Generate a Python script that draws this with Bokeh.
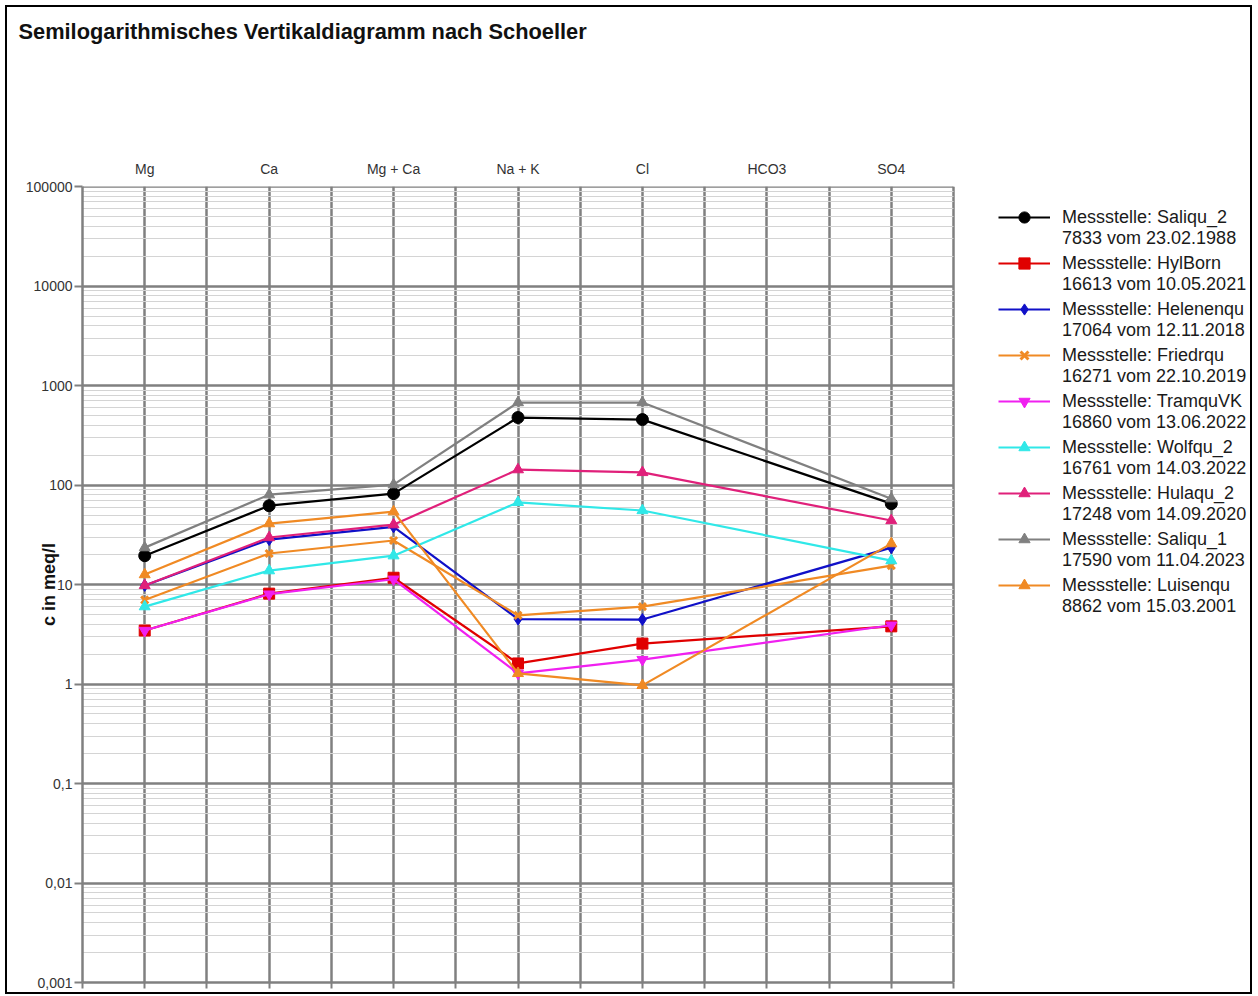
from bokeh.plotting import figure
from bokeh.models import Range1d, FixedTicker, LinearAxis, Legend, LegendItem, Title
from bokeh.embed import file_html
from bokeh.resources import INLINE

# ---------------- data ----------------
categories = ["Mg", "Ca", "Mg + Ca", "Na + K", "Cl", "HCO3", "SO4"]
cat_pos = [1, 3, 5, 7, 9, 11, 13]

stations = ["Saliqu_2", "HylBorn", "Helenenqu", "Friedrqu", "TramquVK",
            "Wolfqu_2", "Hulaqu_2", "Saliqu_1", "Luisenqu"]
samples = ["7833 vom 23.02.1988", "16613 vom 10.05.2021", "17064 vom 12.11.2018",
           "16271 vom 22.10.2019", "16860 vom 13.06.2022", "16761 vom 14.03.2022",
           "17248 vom 14.09.2020", "17590 vom 11.04.2023", "8862 vom 15.03.2001"]

# values in meq/l for Mg, Ca, Mg+Ca, Na+K, Cl, HCO3 (none), SO4
saliqu_2  = [19.5, 62.0, 82.0, 477.0, 455.0, None, 65.0]
hylborn   = [3.45, 8.1, 11.7, 1.61, 2.55, None, 3.8]
helenenqu = [9.8, 28.3, 38.0, 4.5, 4.45, None, 23.5]
friedrqu  = [7.0, 20.5, 27.7, 4.9, 6.0, None, 15.5]
tramquvk  = [3.45, 8.0, 11.3, 1.28, 1.76, None, 3.9]
wolfqu_2  = [6.0, 13.8, 19.5, 67.0, 55.5, None, 17.4]
hulaqu_2  = [9.8, 29.7, 40.0, 143.0, 134.0, None, 44.0]
saliqu_1  = [23.5, 80.0, 101.0, 675.0, 675.0, None, 73.0]
luisenqu  = [12.6, 41.0, 54.0, 1.28, 0.97, None, 25.8]

series = [saliqu_2, hylborn, helenenqu, friedrqu, tramquvk, wolfqu_2, hulaqu_2, saliqu_1, luisenqu]
colors = ["#000000", "#e00000", "#1010c8", "#f08a24", "#f020f0", "#30e8e8", "#e0207a", "#808080", "#f08a24"]
markers = ["circle", "square", "diamond", "x", "inverted_triangle", "triangle", "triangle", "triangle", "triangle"]
sizes = [12, 11, 12, 10, 11, 11, 11, 11, 11]

decades = [0.001, 0.01, 0.1, 1, 10, 100, 1000, 10000, 100000]
decade_labels = ["0,001", "0,01", "0,1", "1", "10", "100", "1000", "10000", "100000"]

# ---------------- figure ----------------
W, H = 1247, 989
FL, FT, FR, FB = 75, 179, 946, 975      # diagram box (canvas px)
X_MAX = 14                               # diagram spans x = 0 .. 14
x_end = X_MAX * (W - FL) / (FR - FL)     # frame extends right to hold the legend

p = figure(width=W, height=H, x_range=Range1d(0, x_end), y_range=Range1d(0.001, 100200),
           y_axis_type="log", output_backend="svg", toolbar_location=None,
           min_border_left=FL, min_border_top=FT, min_border_right=0,
           min_border_bottom=H - FB, background_fill_color="white",
           border_fill_color="white", title=None)
p.styles = {"border": "2px solid black", "margin": "5px 0px 0px 5px"}
p.outline_line_color = None

grid_gray = "#808080"
minor = []
for d in decades[:-1]:
    for k in range(2, 10):
        minor.append(d * k)
yticker = FixedTicker(ticks=decades, minor_ticks=minor)
xticker = FixedTicker(ticks=list(range(X_MAX + 1)))

p.xgrid.ticker = xticker
p.xgrid.grid_line_color = grid_gray
p.xgrid.grid_line_width = 2.5

yg = p.ygrid[0]
yg.ticker = yticker
yg.grid_line_color = grid_gray
yg.grid_line_width = 2.5
yg.minor_grid_line_color = "#d4d4d4"
yg.minor_grid_line_width = 1
try:
    yg.cross_bounds = (0, X_MAX)
    use_segments = False
except Exception:
    use_segments = True

if use_segments:
    yg.visible = False
    p.multi_line(xs=[[0, X_MAX]] * len(minor), ys=[[v, v] for v in minor],
                 line_color="#d4d4d4", line_width=1, level="underlay")
    p.multi_line(xs=[[0, X_MAX]] * len(decades), ys=[[v, v] for v in decades],
                 line_color=grid_gray, line_width=2.5, level="underlay")

# bottom axis: tick marks only
xa = p.xaxis[0]
xa.ticker = xticker
xa.bounds = (0, X_MAX)
xa.major_label_overrides = {i: "" for i in range(X_MAX + 1)}
xa.major_label_text_font_size = "1px"
xa.major_label_standoff = 0
xa.major_tick_out = 6
xa.major_tick_in = 0
xa.major_tick_line_color = grid_gray
xa.major_tick_line_width = 2
xa.minor_tick_line_color = None
xa.axis_line_color = grid_gray
xa.axis_line_width = 2.5

# top axis: category names
ta = LinearAxis(ticker=FixedTicker(ticks=cat_pos),
                major_label_overrides={pos: c for pos, c in zip(cat_pos, categories)})
ta.major_tick_line_color = None
ta.minor_tick_line_color = None
ta.axis_line_color = None
ta.major_label_text_font = "Liberation Sans"
ta.major_label_text_font_size = "14px"
ta.major_label_text_color = "#333333"
ta.major_label_standoff = 4
p.add_layout(ta, "above")

# spacer between category labels and title, then the title itself (outermost)
spacer = Title(text=" ", text_font_size="2px", standoff=97)
p.add_layout(spacer, "above")
main_title = Title(text="Semilogarithmisches Vertikaldiagramm nach Schoeller",
                   text_font="Liberation Sans", text_font_size="21.8px",
                   text_font_style="bold", text_color="#111111",
                   align="left", offset=-64, vertical_align="top", standoff=22)
p.add_layout(main_title, "above")

# left axis
ya = p.yaxis[0]
ya.ticker = yticker
ya.major_label_overrides = {d: l for d, l in zip(decades, decade_labels)}
ya.major_tick_out = 8
ya.major_tick_in = 0
ya.major_tick_line_color = grid_gray
ya.major_tick_line_width = 2
ya.minor_tick_line_color = None
ya.axis_line_color = grid_gray
ya.axis_line_width = 2.5
ya.major_label_text_font = "Liberation Sans"
ya.major_label_text_font_size = "14px"
ya.major_label_text_color = "#333333"
ya.major_label_standoff = 2
ya.axis_label = "c in meq/l"
ya.axis_label_text_font = "Liberation Sans"
ya.axis_label_text_font_size = "18px"
ya.axis_label_text_font_style = "bold"
ya.axis_label_text_color = "#111111"
ya.axis_label_standoff = -36

# ---------------- series ----------------
items_top = []
items_bottom = []
for st, smp, vals, col, mk, sz in zip(stations, samples, series, colors, markers, sizes):
    xs = [x for x, v in zip(cat_pos, vals) if v is not None]
    ys = [v for v in vals if v is not None]
    lr = p.line(xs, ys, line_color=col, line_width=2.2)
    if mk == "x":
        sr = p.scatter(xs, ys, marker=mk, size=sz, line_color=col, line_width=3)
    else:
        sr = p.scatter(xs, ys, marker=mk, size=sz, fill_color=col, line_color=col)
    items_top.append(LegendItem(label="Messstelle: " + st, renderers=[lr, sr]))
    items_bottom.append(LegendItem(label=smp, renderers=[]))

legend_style = dict(margin=0, padding=0, glyph_width=52, glyph_height=28,
                    label_standoff=12, spacing=18,
                    label_text_font="Liberation Sans", label_text_font_size="18px",
                    label_text_color="#1a1a1a",
                    border_line_color=None, background_fill_alpha=0)
legend1 = Legend(items=items_top, location=(916, 383), **legend_style)
legend2 = Legend(items=items_bottom, location=(916, 362), **legend_style)
p.add_layout(legend1, "center")
p.add_layout(legend2, "center")

open("out.html", "w").write(file_html(p, INLINE))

================================

• [EXERCISE OBJECTIVE]: Quote, please, every line of the material above from its start through the line that has "0.97, None, 25.8]", reproducing the words exactly and dropping any images.

• [SOLVED EXERCISE]:
Generate a Python script that draws this with Bokeh.
from bokeh.plotting import figure
from bokeh.models import Range1d, FixedTicker, LinearAxis, Legend, LegendItem, Title
from bokeh.embed import file_html
from bokeh.resources import INLINE

# ---------------- data ----------------
categories = ["Mg", "Ca", "Mg + Ca", "Na + K", "Cl", "HCO3", "SO4"]
cat_pos = [1, 3, 5, 7, 9, 11, 13]

stations = ["Saliqu_2", "HylBorn", "Helenenqu", "Friedrqu", "TramquVK",
            "Wolfqu_2", "Hulaqu_2", "Saliqu_1", "Luisenqu"]
samples = ["7833 vom 23.02.1988", "16613 vom 10.05.2021", "17064 vom 12.11.2018",
           "16271 vom 22.10.2019", "16860 vom 13.06.2022", "16761 vom 14.03.2022",
           "17248 vom 14.09.2020", "17590 vom 11.04.2023", "8862 vom 15.03.2001"]

# values in meq/l for Mg, Ca, Mg+Ca, Na+K, Cl, HCO3 (none), SO4
saliqu_2  = [19.5, 62.0, 82.0, 477.0, 455.0, None, 65.0]
hylborn   = [3.45, 8.1, 11.7, 1.61, 2.55, None, 3.8]
helenenqu = [9.8, 28.3, 38.0, 4.5, 4.45, None, 23.5]
friedrqu  = [7.0, 20.5, 27.7, 4.9, 6.0, None, 15.5]
tramquvk  = [3.45, 8.0, 11.3, 1.28, 1.76, None, 3.9]
wolfqu_2  = [6.0, 13.8, 19.5, 67.0, 55.5, None, 17.4]
hulaqu_2  = [9.8, 29.7, 40.0, 143.0, 134.0, None, 44.0]
saliqu_1  = [23.5, 80.0, 101.0, 675.0, 675.0, None, 73.0]
luisenqu  = [12.6, 41.0, 54.0, 1.28, 0.97, None, 25.8]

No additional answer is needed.